[Records from a dataset]
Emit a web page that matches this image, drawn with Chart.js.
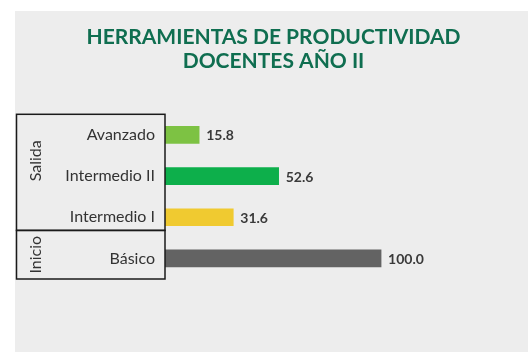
<!DOCTYPE html>
<html>
<head>
<meta charset="utf-8">
<script src="https://cdn.jsdelivr.net/npm/chart.js@4"></script>
<style>
  html, body { margin: 0; padding: 0; background: #ffffff; }
  #panel { position: absolute; left: 15px; top: 11px; width: 513px; height: 341px; background: #ededed; }
</style>
</head>
<body>
<div id="panel"><canvas id="grafico" width="513" height="341"></canvas></div>
<script>
const categorias = ['Avanzado', 'Intermedio II', 'Intermedio I', 'Básico'];
const valores = [15.8, 52.6, 31.6, 100.0];
const colores = ['#7dc243', '#0daf4b', '#f0ca30', '#636363'];
const grupos = [
    { nombre: 'Salida', desde: 0, hasta: 2 },
    { nombre: 'Inicio', desde: 3, hasta: 3 }
];

// etiquetas de valor al final de cada barra
const etiquetasValor = {
    id: 'etiquetasValor',
    afterDatasetsDraw(chart) {
        const ctx = chart.ctx;
        const meta = chart.getDatasetMeta(0);
        ctx.save();
        ctx.font = 'bold 14px Lato';
        ctx.fillStyle = '#3a3a3a';
        ctx.textBaseline = 'middle';
        meta.data.forEach((bar, i) => {
            ctx.fillText(valores[i].toFixed(1), bar.x + 7, bar.y + 1);
        });
        ctx.restore();
    }
};

// marco de grupos (Salida / Inicio) a la izquierda
const marcoGrupos = {
    id: 'marcoGrupos',
    afterDraw(chart) {
        const ctx = chart.ctx;
        const y = chart.scales.y;
        const area = chart.chartArea;
        const izq = 1.5;
        const der = area.left;
        // el corte entre grupos queda algo más arriba del límite de banda
        const corte = y.getPixelForValue(2.32);
        const cajas = [
            { arriba: area.top, abajo: corte, texto: area.top + (corte - area.top) * 0.4 },
            { arriba: corte, abajo: area.bottom, texto: (corte + area.bottom) / 2 }
        ];
        ctx.save();
        ctx.strokeStyle = '#1a1a1a';
        ctx.lineWidth = 1.5;
        grupos.forEach((g, i) => {
            const c = cajas[i];
            ctx.strokeRect(izq, c.arriba, der - izq, c.abajo - c.arriba);
            ctx.save();
            ctx.translate(21, c.texto);
            ctx.rotate(-Math.PI / 2);
            ctx.font = '16px Lato';
            ctx.fillStyle = '#333333';
            ctx.textAlign = 'center';
            ctx.textBaseline = 'middle';
            ctx.fillText(g.nombre, 0, 0);
            ctx.restore();
        });
        ctx.restore();
    }
};

new Chart(document.getElementById('grafico'), {
    type: 'bar',
    data: {
        labels: categorias,
        datasets: [{
            data: valores,
            backgroundColor: colores,
            borderWidth: 0,
            barThickness: 17
        }]
    },
    options: {
        indexAxis: 'y',
        responsive: false,
        animation: false,
        layout: { padding: { left: 4, right: 0, bottom: 73 } },
        plugins: {
            legend: { display: false },
            tooltip: { enabled: false },
            title: {
                display: true,
                text: ['HERRAMIENTAS DE PRODUCTIVIDAD', 'DOCENTES AÑO II'],
                color: '#0f6e50',
                font: { family: 'Lato', size: 21, weight: 'bold', lineHeight: 1.15 },
                padding: { top: 14, bottom: 41 }
            }
        },
        scales: {
            x: {
                display: false,
                min: 0,
                max: 168
            },
            y: {
                grid: { display: false, drawTicks: false },
                border: { display: false },
                afterFit(scale) { scale.width = 146; },
                ticks: {
                    color: '#333333',
                    font: { family: 'Lato', size: 16 },
                    padding: 10
                }
            }
        }
    },
    plugins: [etiquetasValor, marcoGrupos]
});
</script>
</body>
</html>
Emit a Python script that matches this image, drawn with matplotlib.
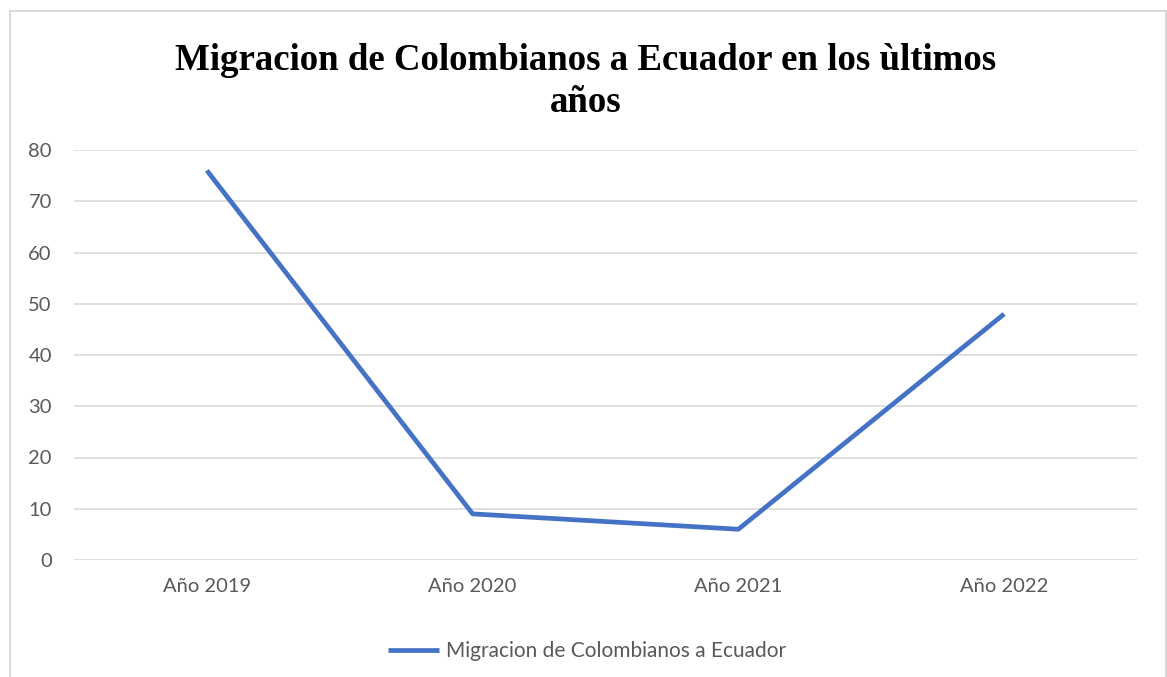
import matplotlib.pyplot as plt
from matplotlib.patches import Rectangle

# data
years = ['Año 2019', 'Año 2020', 'Año 2021', 'Año 2022']
migrantes = [76, 9, 6, 48]
yticks = [0, 10, 20, 30, 40, 50, 60, 70, 80]
serie = 'Migracion de Colombianos a Ecuador'

W, H = 1167, 677
fig = plt.figure(figsize=(W / 100, H / 100), dpi=100)

# outer chart border (light gray frame like the Excel chart area)
fig.patches.append(Rectangle((10 / W, -0.05), 1156 / W, 1.05 - 11 / H,
                             transform=fig.transFigure, fill=False,
                             edgecolor='#d9d9d9', linewidth=1.5))

ax = fig.add_axes([74 / W, 1 - 560 / H, (1137 - 74) / W, (560 - 150) / H])
x = range(len(years))
line, = ax.plot(x, migrantes, color='#4472C4', linewidth=3.4,
                solid_capstyle='butt', label=serie)

ax.set_xlim(-0.5, len(years) - 0.5)
ax.set_ylim(0, 80)
ax.set_yticks(yticks)
ax.set_xticks(list(x))
ax.set_xticklabels(years)
ax.yaxis.grid(True, color='#d9d9d9', linewidth=1.2)
ax.set_axisbelow(True)
for s in ax.spines.values():
    s.set_visible(False)
ax.tick_params(length=0, labelsize=14.5, labelcolor='#595959')
ax.tick_params(axis='y', pad=16)
ax.tick_params(axis='x', pad=13)
for lab in ax.get_xticklabels() + ax.get_yticklabels():
    lab.set_family('Lato')
line.set_clip_on(False)

fig.text(586 / W, 1 - 60 / H, 'Migracion de Colombianos a Ecuador en los ùltimos',
         ha='center', va='center', fontsize=26.6, fontweight='bold',
         family='Liberation Serif')
fig.text(586 / W, 1 - 102 / H, 'años', ha='center', va='center', fontsize=26.6,
         fontweight='bold', family='Liberation Serif')

leg = fig.legend(handles=[line], loc='center', bbox_to_anchor=(587 / W, 1 - 651 / H),
                 frameon=False, prop={'family': 'Lato', 'size': 15},
                 handlelength=2.45, handletextpad=0.3)
for t in leg.get_texts():
    t.set_color('#595959')

fig.savefig('out.png', dpi=100)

Exercise requirements: Set the listing down in full and exactly. Pictures within it should not appear in the copy.

Solution for this exercise:
Emit a web page that matches this image, drawn with Chart.js.
<!DOCTYPE html>
<html>
<head>
<meta charset="utf-8">
<script src="https://cdn.jsdelivr.net/npm/chart.js@4"></script>
<style>
  html, body { margin: 0; padding: 0; background: #ffffff; }
  #panel { position: absolute; left: 15px; top: 11px; width: 513px; height: 341px; background: #ededed; }
</style>
</head>
<body>
<div id="panel"><canvas id="grafico" width="513" height="341"></canvas></div>
<script>
const categorias = ['Avanzado', 'Intermedio II', 'Intermedio I', 'Básico'];
const valores = [15.8, 52.6, 31.6, 100.0];
const colores = ['#7dc243', '#0daf4b', '#f0ca30', '#636363'];
const grupos = [
    { nombre: 'Salida', desde: 0, hasta: 2 },
    { nombre: 'Inicio', desde: 3, hasta: 3 }
];

// etiquetas de valor al final de cada barra
const etiquetasValor = {
    id: 'etiquetasValor',
    afterDatasetsDraw(chart) {
        const ctx = chart.ctx;
        const meta = chart.getDatasetMeta(0);
        ctx.save();
        ctx.font = 'bold 14px Lato';
        ctx.fillStyle = '#3a3a3a';
        ctx.textBaseline = 'middle';
        meta.data.forEach((bar, i) => {
            ctx.fillText(valores[i].toFixed(1), bar.x + 7, bar.y + 1);
        });
        ctx.restore();
    }
};

// marco de grupos (Salida / Inicio) a la izquierda
const marcoGrupos = {
    id: 'marcoGrupos',
    afterDraw(chart) {
        const ctx = chart.ctx;
        const y = chart.scales.y;
        const area = chart.chartArea;
        const izq = 1.5;
        const der = area.left;
        // el corte entre grupos queda algo más arriba del límite de banda
        const corte = y.getPixelForValue(2.32);
        const cajas = [
            { arriba: area.top, abajo: corte, texto: area.top + (corte - area.top) * 0.4 },
            { arriba: corte, abajo: area.bottom, texto: (corte + area.bottom) / 2 }
        ];
        ctx.save();
        ctx.strokeStyle = '#1a1a1a';
        ctx.lineWidth = 1.5;
        grupos.forEach((g, i) => {
            const c = cajas[i];
            ctx.strokeRect(izq, c.arriba, der - izq, c.abajo - c.arriba);
            ctx.save();
            ctx.translate(21, c.texto);
            ctx.rotate(-Math.PI / 2);
            ctx.font = '16px Lato';
            ctx.fillStyle = '#333333';
            ctx.textAlign = 'center';
            ctx.textBaseline = 'middle';
            ctx.fillText(g.nombre, 0, 0);
            ctx.restore();
        });
        ctx.restore();
    }
};

new Chart(document.getElementById('grafico'), {
    type: 'bar',
    data: {
        labels: categorias,
        datasets: [{
            data: valores,
            backgroundColor: colores,
            borderWidth: 0,
            barThickness: 17
        }]
    },
    options: {
        indexAxis: 'y',
        responsive: false,
        animation: false,
        layout: { padding: { left: 4, right: 0, bottom: 73 } },
        plugins: {
            legend: { display: false },
            tooltip: { enabled: false },
            title: {
                display: true,
                text: ['HERRAMIENTAS DE PRODUCTIVIDAD', 'DOCENTES AÑO II'],
                color: '#0f6e50',
                font: { family: 'Lato', size: 21, weight: 'bold', lineHeight: 1.15 },
                padding: { top: 14, bottom: 41 }
            }
        },
        scales: {
            x: {
                display: false,
                min: 0,
                max: 168
            },
            y: {
                grid: { display: false, drawTicks: false },
                border: { display: false },
                afterFit(scale) { scale.width = 146; },
                ticks: {
                    color: '#333333',
                    font: { family: 'Lato', size: 16 },
                    padding: 10
                }
            }
        }
    },
    plugins: [etiquetasValor, marcoGrupos]
});
</script>
</body>
</html>
Emit a Python script that matches this image, drawn with matplotlib.
import matplotlib.pyplot as plt
from matplotlib.patches import Rectangle

# data
years = ['Año 2019', 'Año 2020', 'Año 2021', 'Año 2022']
migrantes = [76, 9, 6, 48]
yticks = [0, 10, 20, 30, 40, 50, 60, 70, 80]
serie = 'Migracion de Colombianos a Ecuador'

W, H = 1167, 677
fig = plt.figure(figsize=(W / 100, H / 100), dpi=100)

# outer chart border (light gray frame like the Excel chart area)
fig.patches.append(Rectangle((10 / W, -0.05), 1156 / W, 1.05 - 11 / H,
                             transform=fig.transFigure, fill=False,
                             edgecolor='#d9d9d9', linewidth=1.5))

ax = fig.add_axes([74 / W, 1 - 560 / H, (1137 - 74) / W, (560 - 150) / H])
x = range(len(years))
line, = ax.plot(x, migrantes, color='#4472C4', linewidth=3.4,
                solid_capstyle='butt', label=serie)

ax.set_xlim(-0.5, len(years) - 0.5)
ax.set_ylim(0, 80)
ax.set_yticks(yticks)
ax.set_xticks(list(x))
ax.set_xticklabels(years)
ax.yaxis.grid(True, color='#d9d9d9', linewidth=1.2)
ax.set_axisbelow(True)
for s in ax.spines.values():
    s.set_visible(False)
ax.tick_params(length=0, labelsize=14.5, labelcolor='#595959')
ax.tick_params(axis='y', pad=16)
ax.tick_params(axis='x', pad=13)
for lab in ax.get_xticklabels() + ax.get_yticklabels():
    lab.set_family('Lato')
line.set_clip_on(False)

fig.text(586 / W, 1 - 60 / H, 'Migracion de Colombianos a Ecuador en los ùltimos',
         ha='center', va='center', fontsize=26.6, fontweight='bold',
         family='Liberation Serif')
fig.text(586 / W, 1 - 102 / H, 'años', ha='center', va='center', fontsize=26.6,
         fontweight='bold', family='Liberation Serif')

leg = fig.legend(handles=[line], loc='center', bbox_to_anchor=(587 / W, 1 - 651 / H),
                 frameon=False, prop={'family': 'Lato', 'size': 15},
                 handlelength=2.45, handletextpad=0.3)
for t in leg.get_texts():
    t.set_color('#595959')

fig.savefig('out.png', dpi=100)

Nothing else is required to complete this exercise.